I WAS considering driving for UBER as a way to fill in 20 hours a week from my other company. I would like to use my current *2012 Ford Expedition Limited*. It meets all the requirements for Select, XL and X. But when I went by the local UBER office to ask about the vehicle list I was given 2 TIERS for the Select vehicle list. I asked if there was an additional charge for the Tier 2 vehicle group and was told there was not. If no additional charge why have 2 Tiers??

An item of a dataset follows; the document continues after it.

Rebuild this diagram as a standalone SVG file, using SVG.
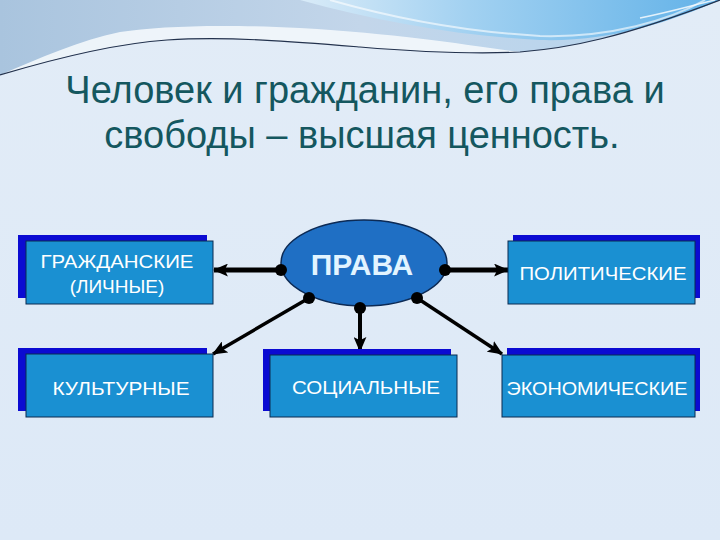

I am somewhat confused on the vehicle YEAR selection logic based on the 2012 FORD Expedition Limited I plan to use. The following is a list of year requirements for the following services:

*DALLAS*
X - 2004
XL - 2004
Select: Tier 1 - 2009 and *Tier 2 - 2015*
Black (Both services) - 2013

*HOUSTON*
X - 2008
XL - 2008
Select: 2009
Black (Both services) - 2011

*LOS ANGELES*
X - 2001
XL - 2001
Select: - 2008
Black (Both services) - 2013

*MIAMI*
X - 2006
XL - 2006
Select: - NOT OFFERED
LUX (Both services) - 2010

*CHICAGO*
X - 2001
XL - 2001
Select - 2007
Black (Both services) - 2015
SUV - 2015

*BOSTON*
X - 2001
XL - 2001
Select: - NOT OFFERED
BLACK (Both services) - 2013

I am also amazed that cities that use salt on their roads or have a salty environment are allowed to use OLDER cars. I thought the wear and tear on them would be higher than areas in the warmer south.

So WHY in Dallas are there 2 Tiers and why does the 2nd tier require a vehicle that is only ONE year old???? All the other markets only have one tier and require 2009 or newer for the Select Service Level!!

I would like to drive for UBER but not if I have to effectively drive a NEW Ford Expedition. Was there a mistake on the year model for the tier 2??

I have tried to negotiate the UBER website to ask this question. For a HIGH TECH INTERNET BASED company you would think they would have an easy way for a person to contact them about issues. Does anyone have an email address for questions about driving for UBER.


----------



## zandor (Mar 6, 2015)

The markets that have two tiers allow non-luxury brands on Select. If you were in LA or Chicago a Ford wouldn't be allowed on Select at all. Luxury badges only.

Car age is more about local regulations and supply and demand than the climate. It takes quite a while for a car up north to turn into a rust bucket these days, and if you check the fine print there's something about "no rust" in there. Chicago requires a 2015 for Black because there were too many drivers. They used to match the city rules for liveries.

The vehicle requirements and classes are still screwed up IMHO, but not in the way you're describing.


----------



## BigDinDallas (Jul 27, 2016)

Well when I checked the list a couple of months ago there was one tier and the age limit was 2008. I don't believe the Dallas market has changed in the last 8 weeks to require a 7 year addition to the age requirement. 

I can buy a 2014 Escalade for the same price as a 2015 Expedition. If they follow the year changes by increasing the minimum year each year, then I will get 1 year out of each vehicle. I believe they made a mistake on the year changes. There is no other market where the age variance is that drastic. Usually there is only a 4-5 year variance. Thinks about it, if I buy a 2015 this year, then in 2017 they raise the age requirement by a year, I cannot drive the 2015 in the select category.

So based on the new requirements, I would say 95% of the current Select drivers in SUV's can no longer drive in that category!! If UBER is looking to find people that will make a "business" out of their program, these arbitrary changes will drive people away. Who wants to invest $18 - 25k and have the rug pulled out from under them.


----------



## zandor (Mar 6, 2015)

The Escalade is tier 1, so it can be as old as 2009 in Dallas. http://static1.squarespace.com/stat...434d067cfaf6/1467123271461/SELECT+listing.pdf

Was the Expedition on the list a couple of months ago?

Kicking cars off with no warning is a messed up thing Uber does. They kick cars off or allow additional years or models based on what's good for Uber with almost no concern for drivers.

It's just Fords, Toyotas, etc. having to be almost new to get on Select or not being allowed at all that's normal. Uber's higher service classes have always been about bling, not comfort.


----------



## rtaatl (Jul 3, 2014)

Talk about strange...yeah, what is the point of a second tier if the fare structure is the same.


----------